Monday, July 20, 2009

Can we guide the youth

I have had old BMW motorcycles since the birth of both my children, now 5 and 2.
Will this influence them in their choices of transportation in the future?
What lessons would a child learn growing up around vintage vehicles? Will it influence their sense of style? Their mechanical aptitude?
When I am out in the garage, they will pick up a wrench and want to help, but I don't want them to damage the bike, so they have a plastic wrench that they can use. I have not yet sat them down as I worked on the bike, pointing things out, and how they work.
Will it have the opposite effect. Will they want new things and turn their back on things that are old?
I grew up without vintage items and had posters of new exotic cars. Only when I got older did I grow to appreciate the vintage bikes.
I started with a 1974 BMW, the a 1968, the a 1953 and now I lust after a pre-war bike.
As every parent I am concerned about so many other things that may or may not influence my children. I want them to do the right thing at the right time. But I also what them to have a sense of the past, its place then and its influence on today. I think that it will give them a greater view of the world.
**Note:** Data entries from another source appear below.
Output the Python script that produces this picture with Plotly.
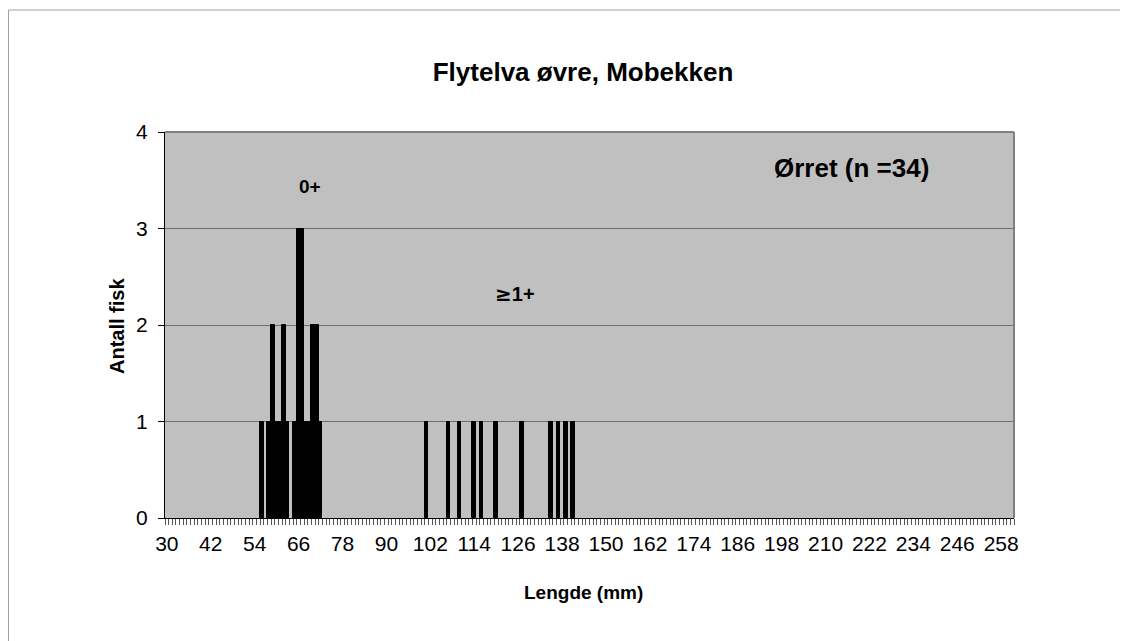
import plotly.graph_objects as go

# Data: fish length (mm) -> count
lengths = [56, 58, 59, 60, 61, 62, 63, 65, 66, 67, 68, 69, 70, 71, 72,
           101, 107, 110, 114, 116, 120, 127, 135, 137, 139, 141]
counts = [1, 1, 2, 1, 1, 2, 1, 1, 3, 3, 1, 1, 2, 2, 1,
          1, 1, 1, 1, 1, 1, 1, 1, 1, 1, 1]
tick_labels = list(range(30, 259, 12))
y_ticks = [0, 1, 2, 3, 4]

FONT = "Liberation Sans, Arial, sans-serif"

# page is offset by 8px (body margin), so layout in "paper pixels" = screen - 8
OFF = 8
L, R, T, B = 165 - OFF, 1014 - OFF, 132 - OFF, 518 - OFF
W, H = 1128, 641
pw, ph = R - L, B - T


def px(x):
    return (x - OFF - L) / pw


def py(y):
    return 1 - (y - OFF - T) / ph


fig = go.Figure()
fig.add_trace(go.Bar(
    x=lengths, y=counts, width=[1] * len(lengths),
    marker=dict(color="black", line=dict(color="black", width=1)),
    showlegend=False, hoverinfo="x+y"
))

fig.update_layout(
    width=W, height=H,
    margin=dict(l=L, r=W - R, t=T, b=H - B),
    paper_bgcolor="white", plot_bgcolor="#C0C0C0",
    bargap=0,
    font=dict(family=FONT, color="black", size=20),
    title=dict(text="<b>Flytelva øvre, Mobekken</b>", x=px(583), xanchor="center",
               xref="paper", y=1 - (72 - OFF) / H, yanchor="middle",
               font=dict(size=26, family=FONT)),
    xaxis=dict(
        range=[29.5, 261.5], tickmode="array", tickvals=tick_labels,
        ticktext=[str(v) for v in tick_labels], ticks="", showgrid=False,
        showline=True, linecolor="black", linewidth=1, zeroline=False,
        tickfont=dict(size=21), ticklabelstandoff=7,
        minor=dict(tickmode="linear", tick0=29.5, dtick=1, ticks="outside",
                   ticklen=6, tickcolor="#555555", tickwidth=1, showgrid=False),
    ),
    yaxis=dict(
        range=[0, 4], tickvals=y_ticks, ticks="outside", ticklen=6,
        tickcolor="black", showgrid=True, gridcolor="#6e6e6e", gridwidth=1,
        showline=True, linecolor="black", linewidth=1, zeroline=False,
        tickfont=dict(size=21), ticklabelstandoff=6,
    ),
    annotations=[
        dict(x=px(583), y=py(592), xref="paper", yref="paper", text="<b>Lengde (mm)</b>",
             xanchor="center", yanchor="middle", showarrow=False, font=dict(size=19)),
        dict(x=px(117), y=py(326), xref="paper", yref="paper", text="<b>Antall fisk</b>",
             textangle=-90, xanchor="center", yanchor="middle", showarrow=False,
             font=dict(size=20)),
        dict(x=px(310), y=py(186), xref="paper", yref="paper", text="<b>0+</b>",
             xanchor="center", yanchor="middle", showarrow=False, font=dict(size=19)),
        dict(x=px(515), y=py(294), xref="paper", yref="paper",
             text="<b><span style='font-family:DejaVu Sans'>≥</span>1+</b>",
             xanchor="center", yanchor="middle", showarrow=False, font=dict(size=20)),
        dict(x=px(851), y=py(168), xref="paper", yref="paper", text="<b>Ørret (n =34)</b>",
             xanchor="center", yanchor="middle", showarrow=False, font=dict(size=26)),
    ],
)

# plot area border (gray, top/right) and outer chart frame
fig.add_shape(type="line", xref="paper", yref="paper", x0=0, x1=1, y0=1, y1=1,
              line=dict(color="#808080", width=2))
fig.add_shape(type="line", xref="paper", yref="paper", x0=1, x1=1, y0=0, y1=1,
              line=dict(color="#808080", width=2))
fig.add_shape(type="line", xref="paper", yref="paper",
              x0=(0.5 - L) / pw, x1=(W - L) / pw,
              y0=1 + (T - 2) / ph, y1=1 + (T - 2) / ph,
              line=dict(color="#a0a0a0", width=1))
fig.add_shape(type="line", xref="paper", yref="paper",
              x0=(0.5 - L) / pw, x1=(0.5 - L) / pw,
              y0=1 + (T - 2) / ph, y1=-(H - B) / ph,
              line=dict(color="#a0a0a0", width=1))

fig.write_html("out.html")
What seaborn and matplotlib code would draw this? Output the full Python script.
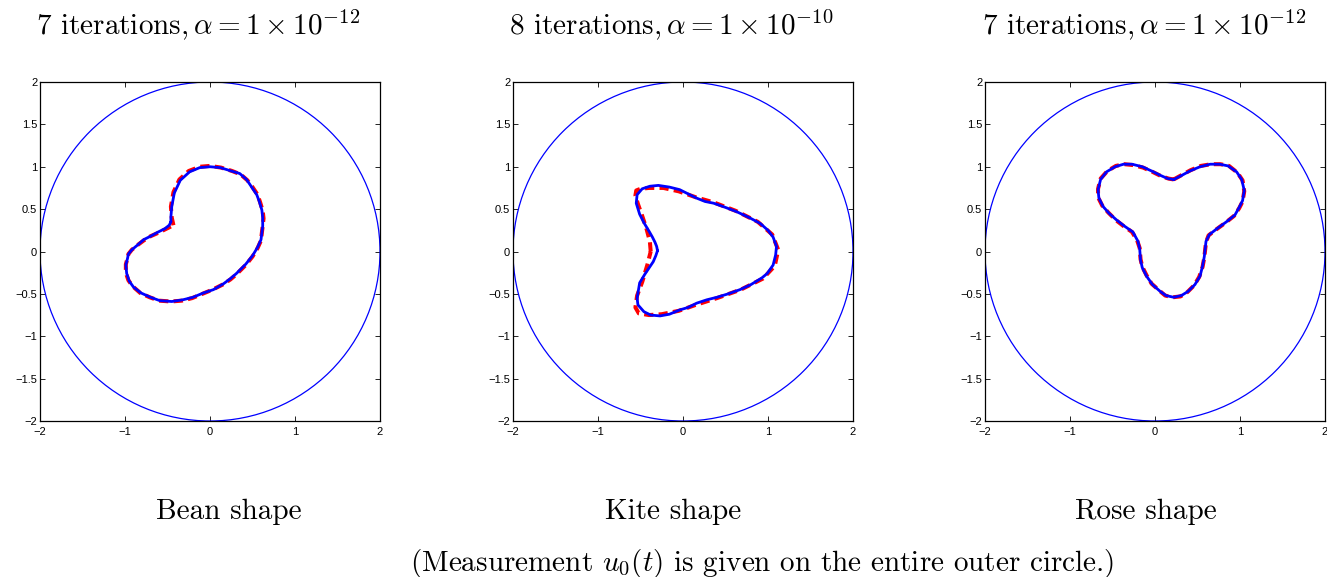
import matplotlib
matplotlib.use("Agg")
import matplotlib.pyplot as plt
from matplotlib.patches import Circle
import seaborn as sns

# ---------------- data ----------------
outer_radius = 2.0

bean_true_x = [-0.46, -0.46, -0.45, -0.42, -0.35, -0.24, -0.12, 0.00, 0.12, 0.25, 0.35, 0.43, 0.49, 0.55, 0.58,
               0.61, 0.62, 0.62, 0.61, 0.60, 0.56, 0.50, 0.42, 0.31, 0.24, 0.16, 0.04, -0.08, -0.20, -0.32,
               -0.45, -0.59, -0.70, -0.81, -0.90, -0.95, -0.98, -0.99, -0.97, -0.96, -0.92, -0.86, -0.78, -0.70,
               -0.61, -0.53, -0.48, -0.46]
bean_true_y = [0.35, 0.41, 0.53, 0.69, 0.84, 0.94, 0.99, 1.00, 0.99, 0.95, 0.92, 0.85, 0.76, 0.67, 0.59,
               0.49, 0.40, 0.30, 0.22, 0.14, 0.05, -0.05, -0.15, -0.26, -0.32, -0.38, -0.45, -0.49, -0.54,
               -0.57, -0.59, -0.58, -0.54, -0.49, -0.42, -0.35, -0.26, -0.16, -0.08, -0.03, 0.02, 0.07, 0.14, 0.18,
               0.23, 0.27, 0.31, 0.35]
bean_rec_x = [-0.43, -0.45, -0.46, -0.43, -0.36, -0.25, -0.12, 0.00, 0.13, 0.26, 0.36, 0.44, 0.50, 0.56, 0.59,
              0.62, 0.63, 0.62, 0.61, 0.60, 0.56, 0.50, 0.42, 0.31, 0.24, 0.15, 0.03, -0.09, -0.21, -0.33,
              -0.46, -0.60, -0.71, -0.82, -0.91, -0.96, -0.99, -0.99, -0.97, -0.96, -0.92, -0.86, -0.78, -0.70,
              -0.61, -0.53, -0.47, -0.43]
bean_rec_y = [0.31, 0.40, 0.53, 0.70, 0.85, 0.95, 1.00, 1.01, 0.99, 0.95, 0.91, 0.84, 0.76, 0.67, 0.58,
              0.48, 0.39, 0.30, 0.22, 0.13, 0.04, -0.06, -0.16, -0.27, -0.33, -0.39, -0.45, -0.50, -0.55,
              -0.58, -0.59, -0.58, -0.54, -0.49, -0.41, -0.34, -0.25, -0.15, -0.08, -0.03, 0.02, 0.07, 0.13, 0.18,
              0.22, 0.26, 0.29, 0.31]

kite_true_x = [-0.30, -0.31, -0.33, -0.36, -0.40, -0.46, -0.51, -0.55, -0.54, -0.48, -0.39, -0.29, -0.16, -0.04,
               0.06, 0.16, 0.26, 0.36, 0.50, 0.63, 0.78, 0.91, 1.00, 1.06, 1.10, 1.09, 1.06, 0.99, 0.93, 0.80,
               0.67, 0.53, 0.40, 0.28, 0.16, 0.06, -0.04, -0.16, -0.27, -0.38, -0.46, -0.53, -0.54, -0.51,
               -0.45, -0.39, -0.35, -0.32, -0.30]
kite_true_y = [0.01, 0.06, 0.11, 0.17, 0.24, 0.34, 0.44, 0.57, 0.67, 0.74, 0.77, 0.78, 0.76, 0.73, 0.68, 0.63,
               0.59, 0.57, 0.52, 0.47, 0.40, 0.33, 0.25, 0.17, 0.06, -0.04, -0.16, -0.26, -0.31, -0.39, -0.45,
               -0.50, -0.54, -0.57, -0.61, -0.66, -0.69, -0.74, -0.76, -0.75, -0.71, -0.63, -0.55, -0.37,
               -0.27, -0.18, -0.12, -0.05, 0.01]
kite_rec_x = [-0.38, -0.39, -0.43, -0.48, -0.53, -0.56, -0.55, -0.50, -0.40, -0.23, -0.05, 0.15, 0.36, 0.62,
              0.88, 1.05, 1.12, 1.08, 0.94, 0.68, 0.40, 0.15, -0.05, -0.25, -0.40, -0.52, -0.56, -0.54, -0.48,
              -0.42, -0.38]
kite_rec_y = [0.00, 0.12, 0.27, 0.42, 0.56, 0.66, 0.72, 0.74, 0.75, 0.75, 0.71, 0.64, 0.58, 0.48, 0.35, 0.20,
              0.02, -0.17, -0.32, -0.45, -0.55, -0.63, -0.70, -0.74, -0.75, -0.73, -0.66, -0.52, -0.36, -0.16,
              0.00]

rose_true_x = [0.22, 0.30, 0.41, 0.53, 0.65, 0.76, 0.86, 0.96, 1.02, 1.05, 1.03, 0.99, 0.94, 0.84, 0.73, 0.64,
               0.60, 0.59, 0.58, 0.56, 0.53, 0.47, 0.39, 0.31, 0.22, 0.13, 0.06, -0.03, -0.10, -0.15, -0.17,
               -0.18, -0.20, -0.26, -0.36, -0.45, -0.54, -0.61, -0.66, -0.67, -0.64, -0.57, -0.47, -0.37, -0.27,
               -0.15, -0.04, 0.06, 0.15, 0.22]
rose_true_y = [0.85, 0.89, 0.95, 1.00, 1.03, 1.03, 1.01, 0.94, 0.85, 0.72, 0.60, 0.52, 0.43, 0.35, 0.27, 0.20,
               0.12, 0.03, -0.06, -0.17, -0.29, -0.39, -0.47, -0.52, -0.54, -0.52, -0.47, -0.39, -0.29, -0.19,
               -0.10, 0.03, 0.12, 0.23, 0.30, 0.37, 0.45, 0.53, 0.63, 0.73, 0.85, 0.94, 1.00, 1.03, 1.03, 1.00,
               0.95, 0.90, 0.86, 0.85]
rose_rec_x = [0.22, 0.31, 0.42, 0.54, 0.66, 0.77, 0.87, 0.97, 1.03, 1.05, 1.03, 0.99, 0.93, 0.83, 0.72, 0.63,
              0.60, 0.59, 0.58, 0.56, 0.52, 0.46, 0.38, 0.30, 0.21, 0.12, 0.05, -0.04, -0.10, -0.15, -0.17,
              -0.18, -0.21, -0.27, -0.37, -0.46, -0.55, -0.62, -0.67, -0.67, -0.64, -0.56, -0.46, -0.36, -0.26,
              -0.14, -0.03, 0.07, 0.16, 0.22]
rose_rec_y = [0.85, 0.90, 0.96, 1.01, 1.03, 1.03, 1.01, 0.93, 0.84, 0.71, 0.59, 0.51, 0.42, 0.34, 0.26, 0.19,
              0.11, 0.02, -0.07, -0.18, -0.30, -0.40, -0.48, -0.53, -0.54, -0.52, -0.46, -0.38, -0.28, -0.18,
              -0.09, 0.04, 0.13, 0.23, 0.30, 0.37, 0.46, 0.54, 0.64, 0.74, 0.86, 0.95, 1.01, 1.03, 1.02, 0.99,
              0.94, 0.89, 0.86, 0.85]

titles = [r"7 iterations$,\alpha = 1\times10^{-12}$",
          r"8 iterations$,\alpha = 1\times10^{-10}$",
          r"7 iterations$,\alpha = 1\times10^{-12}$"]
captions = ["Bean shape", "Kite shape", "Rose shape"]
footnote = r"(Measurement $u_0(t)$ is given on the entire outer circle.)"

x_ticks = [-2, -1, 0, 1, 2]
x_tick_labels = ["\u22122", "\u22121", "0", "1", "2"]
y_ticks = [-2, -1.5, -1, -0.5, 0, 0.5, 1, 1.5, 2]
y_tick_labels = ["\u22122", "\u22121.5", "\u22121", "\u22120.5", "0", "0.5", "1", "1.5", "2"]

shapes = [
    (bean_true_x, bean_true_y, bean_rec_x, bean_rec_y),
    (kite_true_x, kite_true_y, kite_rec_x, kite_rec_y),
    (rose_true_x, rose_true_y, rose_rec_x, rose_rec_y),
]

# ---------------- figure ----------------
sns.set_style("ticks")
plt.rcParams["font.family"] = ["Liberation Sans", "DejaVu Sans"]
plt.rcParams["mathtext.fontset"] = "cm"

W, H = 1327, 577
fig = plt.figure(figsize=(W / 100, H / 100), dpi=100)

ax_lefts = [40, 513, 985]
ax_w, ax_top, ax_bot = 340, 82, 421
title_x = [198, 671, 1144]
caption_x = [229, 673, 1146]
TXT = dict(ha="center", va="center", fontsize=21, family="cmr10", color="black")

for i, (tx, ty, rx, ry) in enumerate(shapes):
    ax = fig.add_axes([ax_lefts[i] / W, (H - ax_bot) / H, ax_w / W, (ax_bot - ax_top) / H])
    ax.add_patch(Circle((0, 0), outer_radius, fill=False, edgecolor="#0000ff", lw=0.9, zorder=1))
    sns.lineplot(x=rx, y=ry, sort=False, estimator=None, ax=ax, color="#ff0000", lw=2.9, zorder=2)
    ax.lines[-1].set_linestyle((0, (2.3, 1.3)))
    sns.lineplot(x=tx, y=ty, sort=False, estimator=None, ax=ax, color="#0000ff", lw=2.0, zorder=3)
    ax.set_xlim(-2, 2)
    ax.set_ylim(-2, 2)
    ax.set_xticks(x_ticks)
    ax.set_xticklabels(x_tick_labels)
    ax.set_yticks(y_ticks)
    ax.set_yticklabels(y_tick_labels)
    ax.tick_params(direction="in", length=3.5, width=0.6, top=True, right=True,
                   labelsize=8, colors="black")
    ax.tick_params(axis="x", pad=4)
    ax.tick_params(axis="y", pad=2)
    for s in ax.spines.values():
        s.set_linewidth(0.9)
        s.set_color("black")
        s.set_visible(True)
    ax.set_facecolor("white")

    fig.text(title_x[i] / W, 1 - 25 / H, titles[i], **TXT)
    fig.text(caption_x[i] / W, 1 - 512 / H, captions[i], **TXT)

fig.text(762 / W, 1 - 563 / H, footnote, **TXT)

fig.savefig("out.png", dpi=100, facecolor="white")
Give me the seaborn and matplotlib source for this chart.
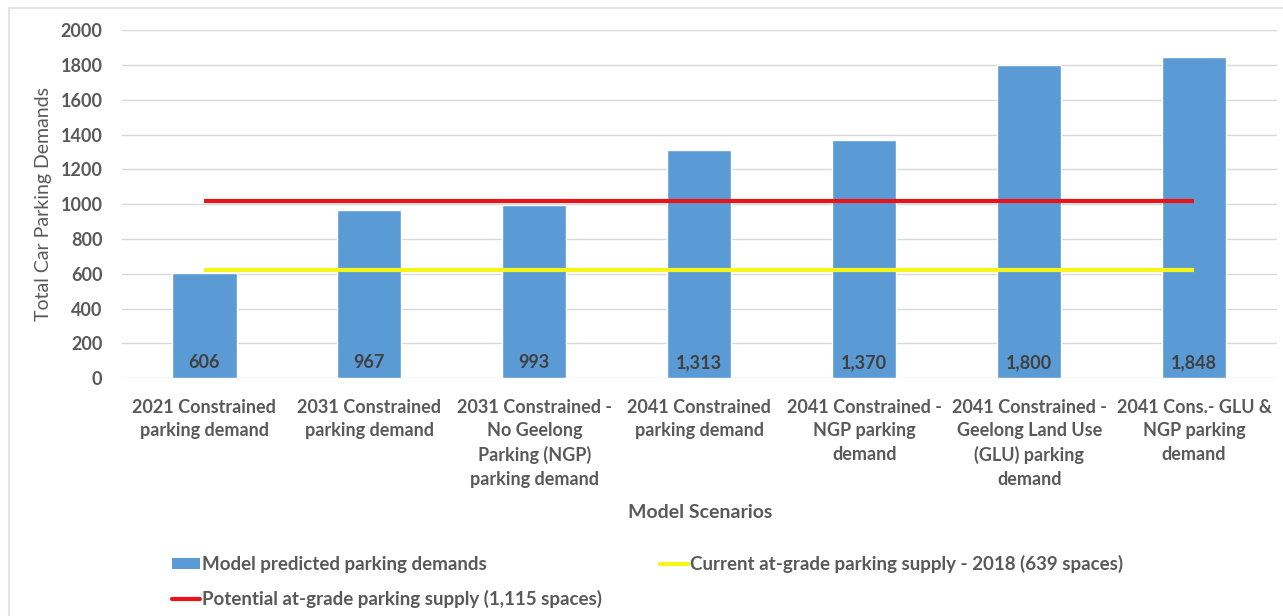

  1. Hello! I enjoyed your little blog post here, that I found through my friend Motolady's post...

    I grew up tinkering with Dad on my parents' vintage toys...everything from a '46 45" Flathead Harley to a '65 El Camino. Hell, the first bike I ever rode was my dad's '63 Panhead Harley. Now I'm 26 years old, and yes, I do retain a profound appreciation for all things vintage, but I also have a deep lust for all things new and innovative. My love affair with design and advanced technology led me to work with an Italian manufacturer recognized in both vintage and modern motorcycle circles. My name is Hannah Johnson, and I am the first female Ducati factory certified Master Technician.

  2. This post struck a chord with me. I'm curious how it has all developed over time.

    I have three children (22, 20 and 8). The older two have always been supportive of my tinkering but really only because they care about me. The gearhead thing is not their thing. The youngest? He is different. He got the gene in a major way. He had a serious gearhead interest before he could even speak. I'd take him to car shows as a toddler and he'd bend down to look under cars, examining their driveline. It's still almost all he thinks about.

    I believe exposing your kids to the hobby is great, especially to teach them that old things are not just disposable. That said I truly believe it's a nature vs nurture quality, gearheadedness. If someone doesn't get it, you can't really explain it. If they do get it... Watch out.

    I'd hoped to meet you at the Lemay show this year. Another time someday I hope.